Glossary
Total Float
How far an activity can slip before it delays the project end date — with how float ownership works on NEC contracts, and why uniform float across a schedule is a red flag.
Total float — sometimes called total slack — is calculated from the difference between the latest allowable finish date (from the backward pass through the network) and the earliest possible finish date (from the forward pass). An activity with zero total float is on the critical path; delay it and the project end date moves. An activity with, say, 15 days of total float can slip up to 15 days before it starts affecting the project completion date. Total float is a property of a chain of activities, not of a single task in isolation — using float on one activity in a chain reduces the float available to every downstream activity on the same path.
Total float is one of the most important indicators a planner or project controls engineer works with.

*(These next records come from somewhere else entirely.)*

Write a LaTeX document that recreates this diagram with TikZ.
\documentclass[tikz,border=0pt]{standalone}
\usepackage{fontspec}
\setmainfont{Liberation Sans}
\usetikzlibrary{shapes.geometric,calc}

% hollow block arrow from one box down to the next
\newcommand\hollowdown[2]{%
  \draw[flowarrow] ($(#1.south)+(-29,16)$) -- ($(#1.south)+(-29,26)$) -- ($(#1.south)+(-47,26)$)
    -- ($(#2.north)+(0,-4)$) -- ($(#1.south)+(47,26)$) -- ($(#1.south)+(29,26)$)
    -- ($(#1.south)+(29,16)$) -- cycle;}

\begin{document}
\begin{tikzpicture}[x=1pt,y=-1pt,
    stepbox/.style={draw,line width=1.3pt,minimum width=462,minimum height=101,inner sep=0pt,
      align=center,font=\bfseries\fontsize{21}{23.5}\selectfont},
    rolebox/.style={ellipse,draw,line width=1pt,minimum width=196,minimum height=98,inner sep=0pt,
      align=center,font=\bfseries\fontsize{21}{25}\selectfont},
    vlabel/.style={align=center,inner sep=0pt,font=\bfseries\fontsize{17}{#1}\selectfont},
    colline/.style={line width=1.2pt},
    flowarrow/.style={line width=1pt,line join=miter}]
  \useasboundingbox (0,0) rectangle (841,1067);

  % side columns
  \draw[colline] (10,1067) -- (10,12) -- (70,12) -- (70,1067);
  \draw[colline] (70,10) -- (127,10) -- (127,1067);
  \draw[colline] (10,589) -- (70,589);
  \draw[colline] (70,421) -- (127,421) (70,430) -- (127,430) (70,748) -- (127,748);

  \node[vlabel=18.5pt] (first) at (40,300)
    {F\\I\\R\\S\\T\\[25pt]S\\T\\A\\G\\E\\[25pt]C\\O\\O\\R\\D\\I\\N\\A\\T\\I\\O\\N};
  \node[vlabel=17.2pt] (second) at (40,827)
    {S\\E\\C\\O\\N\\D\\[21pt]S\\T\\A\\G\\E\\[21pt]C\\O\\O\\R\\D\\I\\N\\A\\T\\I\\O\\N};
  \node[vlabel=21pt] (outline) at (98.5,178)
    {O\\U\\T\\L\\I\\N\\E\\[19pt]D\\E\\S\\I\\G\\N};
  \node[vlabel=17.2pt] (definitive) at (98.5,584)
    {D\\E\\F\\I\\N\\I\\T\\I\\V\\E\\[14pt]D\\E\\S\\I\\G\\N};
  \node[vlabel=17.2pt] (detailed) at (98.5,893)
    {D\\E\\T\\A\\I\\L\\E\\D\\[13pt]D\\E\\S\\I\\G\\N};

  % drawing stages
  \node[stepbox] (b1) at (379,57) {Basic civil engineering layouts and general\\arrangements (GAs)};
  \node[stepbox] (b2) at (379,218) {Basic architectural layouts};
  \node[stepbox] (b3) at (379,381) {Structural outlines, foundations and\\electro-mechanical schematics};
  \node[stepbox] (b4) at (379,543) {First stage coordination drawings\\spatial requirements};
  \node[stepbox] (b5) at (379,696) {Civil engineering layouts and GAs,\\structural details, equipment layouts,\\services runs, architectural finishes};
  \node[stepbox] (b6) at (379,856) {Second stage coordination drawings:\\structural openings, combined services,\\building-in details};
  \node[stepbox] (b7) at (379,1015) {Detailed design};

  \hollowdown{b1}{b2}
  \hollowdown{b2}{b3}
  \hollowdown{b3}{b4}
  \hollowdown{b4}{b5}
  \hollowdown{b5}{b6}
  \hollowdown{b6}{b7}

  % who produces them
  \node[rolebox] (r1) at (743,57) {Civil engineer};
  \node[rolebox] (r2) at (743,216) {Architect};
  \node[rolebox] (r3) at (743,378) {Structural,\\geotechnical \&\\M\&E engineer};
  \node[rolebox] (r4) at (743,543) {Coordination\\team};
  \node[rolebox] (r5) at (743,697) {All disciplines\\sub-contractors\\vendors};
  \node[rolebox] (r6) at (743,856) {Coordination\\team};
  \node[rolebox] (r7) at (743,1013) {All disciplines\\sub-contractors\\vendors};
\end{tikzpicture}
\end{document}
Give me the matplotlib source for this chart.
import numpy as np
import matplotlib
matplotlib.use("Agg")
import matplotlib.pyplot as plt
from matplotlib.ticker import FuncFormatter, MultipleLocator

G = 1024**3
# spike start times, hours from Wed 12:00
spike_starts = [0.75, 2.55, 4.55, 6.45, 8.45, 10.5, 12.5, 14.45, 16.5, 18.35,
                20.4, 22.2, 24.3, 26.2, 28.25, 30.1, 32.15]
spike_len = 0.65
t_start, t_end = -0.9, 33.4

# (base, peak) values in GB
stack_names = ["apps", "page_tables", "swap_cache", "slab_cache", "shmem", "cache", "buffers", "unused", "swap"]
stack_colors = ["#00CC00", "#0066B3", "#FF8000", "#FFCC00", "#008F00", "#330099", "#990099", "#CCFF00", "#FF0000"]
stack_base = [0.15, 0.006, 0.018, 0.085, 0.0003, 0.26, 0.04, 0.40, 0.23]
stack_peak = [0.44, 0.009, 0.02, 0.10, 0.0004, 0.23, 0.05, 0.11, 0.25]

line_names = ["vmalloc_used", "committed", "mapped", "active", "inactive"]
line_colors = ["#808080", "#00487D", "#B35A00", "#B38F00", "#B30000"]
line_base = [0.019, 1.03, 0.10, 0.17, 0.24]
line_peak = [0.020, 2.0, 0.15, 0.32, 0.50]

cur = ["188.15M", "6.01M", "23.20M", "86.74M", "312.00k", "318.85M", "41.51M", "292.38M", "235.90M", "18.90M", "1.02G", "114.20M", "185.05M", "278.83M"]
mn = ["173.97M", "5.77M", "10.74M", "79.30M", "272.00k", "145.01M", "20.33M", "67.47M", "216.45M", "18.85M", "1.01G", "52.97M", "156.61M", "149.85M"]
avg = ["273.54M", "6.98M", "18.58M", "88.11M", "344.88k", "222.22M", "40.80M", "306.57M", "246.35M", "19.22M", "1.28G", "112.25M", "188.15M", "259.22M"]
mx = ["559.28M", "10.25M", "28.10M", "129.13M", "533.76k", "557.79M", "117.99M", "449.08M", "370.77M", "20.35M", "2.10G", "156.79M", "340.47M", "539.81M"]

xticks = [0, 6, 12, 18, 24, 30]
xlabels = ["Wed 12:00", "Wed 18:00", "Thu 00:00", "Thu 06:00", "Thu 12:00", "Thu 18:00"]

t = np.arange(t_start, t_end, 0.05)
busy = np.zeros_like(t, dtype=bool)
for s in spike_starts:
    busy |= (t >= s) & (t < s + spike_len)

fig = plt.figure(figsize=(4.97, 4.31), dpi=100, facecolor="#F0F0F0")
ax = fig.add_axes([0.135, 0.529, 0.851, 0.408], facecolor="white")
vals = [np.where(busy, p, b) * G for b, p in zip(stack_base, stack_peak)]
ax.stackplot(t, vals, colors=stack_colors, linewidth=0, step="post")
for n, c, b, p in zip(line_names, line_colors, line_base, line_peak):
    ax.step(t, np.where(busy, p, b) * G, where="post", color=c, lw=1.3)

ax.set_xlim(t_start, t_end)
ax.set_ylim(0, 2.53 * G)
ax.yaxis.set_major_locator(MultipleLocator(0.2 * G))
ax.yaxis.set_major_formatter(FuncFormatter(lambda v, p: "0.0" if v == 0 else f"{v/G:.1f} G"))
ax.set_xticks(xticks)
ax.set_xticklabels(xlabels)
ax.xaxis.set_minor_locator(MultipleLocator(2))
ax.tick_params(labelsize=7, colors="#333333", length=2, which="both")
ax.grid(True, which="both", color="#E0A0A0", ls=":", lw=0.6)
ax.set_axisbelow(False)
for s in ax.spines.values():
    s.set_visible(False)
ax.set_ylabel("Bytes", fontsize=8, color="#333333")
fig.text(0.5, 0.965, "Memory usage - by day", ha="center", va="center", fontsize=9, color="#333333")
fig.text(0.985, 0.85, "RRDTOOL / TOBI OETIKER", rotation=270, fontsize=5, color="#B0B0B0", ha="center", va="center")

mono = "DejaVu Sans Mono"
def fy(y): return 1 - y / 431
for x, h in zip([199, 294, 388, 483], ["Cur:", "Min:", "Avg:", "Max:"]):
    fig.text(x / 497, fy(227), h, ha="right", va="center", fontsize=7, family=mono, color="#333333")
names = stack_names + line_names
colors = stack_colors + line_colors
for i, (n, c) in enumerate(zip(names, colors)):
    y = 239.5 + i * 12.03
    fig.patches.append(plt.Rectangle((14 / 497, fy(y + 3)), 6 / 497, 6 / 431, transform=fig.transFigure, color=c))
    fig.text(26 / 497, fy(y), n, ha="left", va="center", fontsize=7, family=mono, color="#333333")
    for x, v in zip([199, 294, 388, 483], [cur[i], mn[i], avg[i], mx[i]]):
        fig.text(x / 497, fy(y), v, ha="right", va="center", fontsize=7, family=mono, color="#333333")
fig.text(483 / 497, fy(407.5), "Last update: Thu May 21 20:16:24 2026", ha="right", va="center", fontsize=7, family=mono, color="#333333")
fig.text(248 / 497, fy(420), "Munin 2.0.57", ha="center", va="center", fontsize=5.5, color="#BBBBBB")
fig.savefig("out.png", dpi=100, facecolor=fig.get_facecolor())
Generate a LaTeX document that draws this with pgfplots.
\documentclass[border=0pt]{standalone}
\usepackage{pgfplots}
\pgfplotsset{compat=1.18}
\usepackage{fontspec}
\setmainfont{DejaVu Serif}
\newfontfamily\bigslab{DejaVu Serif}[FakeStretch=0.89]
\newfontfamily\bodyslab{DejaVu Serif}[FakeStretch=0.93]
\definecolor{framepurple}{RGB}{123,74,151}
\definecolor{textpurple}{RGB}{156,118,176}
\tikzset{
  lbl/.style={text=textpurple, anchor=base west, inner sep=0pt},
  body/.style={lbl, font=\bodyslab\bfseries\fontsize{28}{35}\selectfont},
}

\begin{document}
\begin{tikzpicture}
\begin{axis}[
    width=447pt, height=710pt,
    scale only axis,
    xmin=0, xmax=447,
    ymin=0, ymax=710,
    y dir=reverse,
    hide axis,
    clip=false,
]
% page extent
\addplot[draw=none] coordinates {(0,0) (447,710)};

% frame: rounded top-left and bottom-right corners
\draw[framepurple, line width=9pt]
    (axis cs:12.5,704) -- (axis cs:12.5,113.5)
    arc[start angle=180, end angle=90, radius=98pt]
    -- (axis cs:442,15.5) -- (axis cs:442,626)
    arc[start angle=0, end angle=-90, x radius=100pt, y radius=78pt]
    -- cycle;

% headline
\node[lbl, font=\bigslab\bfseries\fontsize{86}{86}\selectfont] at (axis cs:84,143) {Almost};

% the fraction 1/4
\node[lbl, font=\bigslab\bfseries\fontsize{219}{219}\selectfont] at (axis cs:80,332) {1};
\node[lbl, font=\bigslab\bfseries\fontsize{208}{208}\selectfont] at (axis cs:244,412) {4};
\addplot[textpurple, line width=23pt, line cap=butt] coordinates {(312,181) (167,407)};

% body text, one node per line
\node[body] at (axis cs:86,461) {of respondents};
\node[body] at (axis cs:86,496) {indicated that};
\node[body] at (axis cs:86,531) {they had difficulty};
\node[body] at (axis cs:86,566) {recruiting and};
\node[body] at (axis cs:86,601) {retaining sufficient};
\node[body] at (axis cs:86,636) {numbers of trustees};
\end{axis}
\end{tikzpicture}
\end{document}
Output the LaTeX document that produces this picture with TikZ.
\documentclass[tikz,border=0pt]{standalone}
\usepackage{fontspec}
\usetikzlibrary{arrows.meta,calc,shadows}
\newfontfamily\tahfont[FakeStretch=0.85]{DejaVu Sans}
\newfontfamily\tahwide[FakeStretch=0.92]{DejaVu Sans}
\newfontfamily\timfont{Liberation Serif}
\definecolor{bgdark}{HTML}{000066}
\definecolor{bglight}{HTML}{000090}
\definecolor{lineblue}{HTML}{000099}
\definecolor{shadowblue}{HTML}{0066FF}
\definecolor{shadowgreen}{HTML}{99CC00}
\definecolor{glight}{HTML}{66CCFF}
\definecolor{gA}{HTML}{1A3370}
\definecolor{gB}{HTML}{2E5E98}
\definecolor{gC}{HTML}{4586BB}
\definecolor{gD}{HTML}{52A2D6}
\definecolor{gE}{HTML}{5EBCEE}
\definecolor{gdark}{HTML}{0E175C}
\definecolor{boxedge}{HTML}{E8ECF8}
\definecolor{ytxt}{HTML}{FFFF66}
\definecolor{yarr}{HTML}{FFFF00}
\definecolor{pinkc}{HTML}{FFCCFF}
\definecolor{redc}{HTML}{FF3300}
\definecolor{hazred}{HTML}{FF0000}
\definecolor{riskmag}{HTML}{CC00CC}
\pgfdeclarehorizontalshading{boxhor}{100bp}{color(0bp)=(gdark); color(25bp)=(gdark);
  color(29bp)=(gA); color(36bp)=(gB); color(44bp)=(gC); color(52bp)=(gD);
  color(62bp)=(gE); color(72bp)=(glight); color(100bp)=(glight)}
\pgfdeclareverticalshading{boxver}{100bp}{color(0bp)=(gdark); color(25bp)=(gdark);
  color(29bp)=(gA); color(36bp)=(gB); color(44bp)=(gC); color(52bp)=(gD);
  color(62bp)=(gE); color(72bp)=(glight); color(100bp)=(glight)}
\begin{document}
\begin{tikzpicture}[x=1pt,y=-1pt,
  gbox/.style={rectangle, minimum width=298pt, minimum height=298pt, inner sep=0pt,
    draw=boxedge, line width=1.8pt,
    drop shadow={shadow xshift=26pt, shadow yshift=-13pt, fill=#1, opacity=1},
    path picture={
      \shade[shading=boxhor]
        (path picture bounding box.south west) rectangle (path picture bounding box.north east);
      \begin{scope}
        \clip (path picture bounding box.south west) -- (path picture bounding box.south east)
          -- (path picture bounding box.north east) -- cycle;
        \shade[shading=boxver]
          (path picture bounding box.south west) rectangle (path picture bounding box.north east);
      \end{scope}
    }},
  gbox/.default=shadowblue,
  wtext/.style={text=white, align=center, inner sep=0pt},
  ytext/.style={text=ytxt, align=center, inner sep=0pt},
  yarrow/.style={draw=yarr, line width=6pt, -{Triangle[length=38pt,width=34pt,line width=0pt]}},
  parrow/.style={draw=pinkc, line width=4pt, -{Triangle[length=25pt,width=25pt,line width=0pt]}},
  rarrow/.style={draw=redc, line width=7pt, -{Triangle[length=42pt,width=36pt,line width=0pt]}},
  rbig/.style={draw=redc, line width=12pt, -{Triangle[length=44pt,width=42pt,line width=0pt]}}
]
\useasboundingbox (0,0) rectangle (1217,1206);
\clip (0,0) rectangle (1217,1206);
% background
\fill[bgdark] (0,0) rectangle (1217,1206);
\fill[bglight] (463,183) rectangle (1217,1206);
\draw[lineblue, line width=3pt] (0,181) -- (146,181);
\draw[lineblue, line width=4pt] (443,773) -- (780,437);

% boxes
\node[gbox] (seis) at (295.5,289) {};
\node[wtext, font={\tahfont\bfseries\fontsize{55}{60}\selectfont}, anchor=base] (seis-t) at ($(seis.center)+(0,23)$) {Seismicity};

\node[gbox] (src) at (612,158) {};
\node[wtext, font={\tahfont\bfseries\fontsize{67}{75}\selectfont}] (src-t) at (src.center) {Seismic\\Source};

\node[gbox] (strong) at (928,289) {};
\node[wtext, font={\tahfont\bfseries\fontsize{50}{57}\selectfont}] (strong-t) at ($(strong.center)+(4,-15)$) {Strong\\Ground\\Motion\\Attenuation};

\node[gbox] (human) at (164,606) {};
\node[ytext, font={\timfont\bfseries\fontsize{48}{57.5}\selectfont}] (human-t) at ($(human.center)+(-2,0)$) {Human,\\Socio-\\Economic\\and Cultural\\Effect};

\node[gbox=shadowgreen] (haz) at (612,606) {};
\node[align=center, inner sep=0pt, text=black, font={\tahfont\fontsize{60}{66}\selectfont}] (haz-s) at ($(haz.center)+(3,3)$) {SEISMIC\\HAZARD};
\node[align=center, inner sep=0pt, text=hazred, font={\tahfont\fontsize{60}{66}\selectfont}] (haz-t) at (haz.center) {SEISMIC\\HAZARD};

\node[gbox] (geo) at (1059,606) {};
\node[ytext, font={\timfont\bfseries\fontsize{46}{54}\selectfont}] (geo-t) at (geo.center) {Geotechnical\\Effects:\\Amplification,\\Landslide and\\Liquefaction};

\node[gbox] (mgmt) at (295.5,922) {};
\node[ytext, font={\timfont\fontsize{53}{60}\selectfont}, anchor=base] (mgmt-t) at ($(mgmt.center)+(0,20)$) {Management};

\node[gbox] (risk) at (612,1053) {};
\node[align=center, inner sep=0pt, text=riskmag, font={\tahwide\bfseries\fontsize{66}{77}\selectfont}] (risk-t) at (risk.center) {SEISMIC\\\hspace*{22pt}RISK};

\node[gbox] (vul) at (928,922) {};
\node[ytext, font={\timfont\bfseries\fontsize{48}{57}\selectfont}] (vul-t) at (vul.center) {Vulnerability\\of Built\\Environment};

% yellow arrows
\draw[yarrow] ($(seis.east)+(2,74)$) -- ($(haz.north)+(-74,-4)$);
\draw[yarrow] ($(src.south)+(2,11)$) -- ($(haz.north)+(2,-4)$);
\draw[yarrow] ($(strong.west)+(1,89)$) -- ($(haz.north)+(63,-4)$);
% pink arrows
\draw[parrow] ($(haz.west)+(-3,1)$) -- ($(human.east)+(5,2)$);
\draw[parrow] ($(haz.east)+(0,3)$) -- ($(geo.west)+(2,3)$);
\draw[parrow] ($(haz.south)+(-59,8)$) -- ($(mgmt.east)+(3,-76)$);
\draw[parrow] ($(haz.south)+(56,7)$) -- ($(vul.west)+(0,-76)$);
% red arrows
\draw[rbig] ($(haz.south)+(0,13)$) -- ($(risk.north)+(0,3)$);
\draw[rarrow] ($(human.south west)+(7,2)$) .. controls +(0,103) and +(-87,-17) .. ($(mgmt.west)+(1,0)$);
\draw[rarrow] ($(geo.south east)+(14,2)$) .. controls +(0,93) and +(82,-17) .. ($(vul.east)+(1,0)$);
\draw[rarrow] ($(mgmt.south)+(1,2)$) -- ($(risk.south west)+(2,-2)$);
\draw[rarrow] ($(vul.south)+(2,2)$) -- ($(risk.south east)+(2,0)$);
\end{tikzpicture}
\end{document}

It tells you where the real risks to the programme are, where you can afford to deprioritise resources when they are under pressure, and where a delay is consequential. On a busy project with multiple competing demands, float is a resource that needs managing just like labour or equipment. If you allow float to drain away on near-critical paths without noticing, you wake up one day with several paths simultaneously critical and no good options left.
Two practical cautions. First, total float belongs to the project, not to any individual activity or subcontractor. A contractor who treats the float on their activities as private scheduling headroom is consuming a project resource they do not own. NEC contracts address this explicitly through the float allocation provisions and the Accepted Programme process. Second, schedules where most activities show the same float value — for example, every task shows exactly 10 days — are usually constrained rather than logic-driven: someone has applied a target date and allowed the tool to back-calculate the appearance of float rather than letting the logic run. Treat that kind of uniformity with suspicion.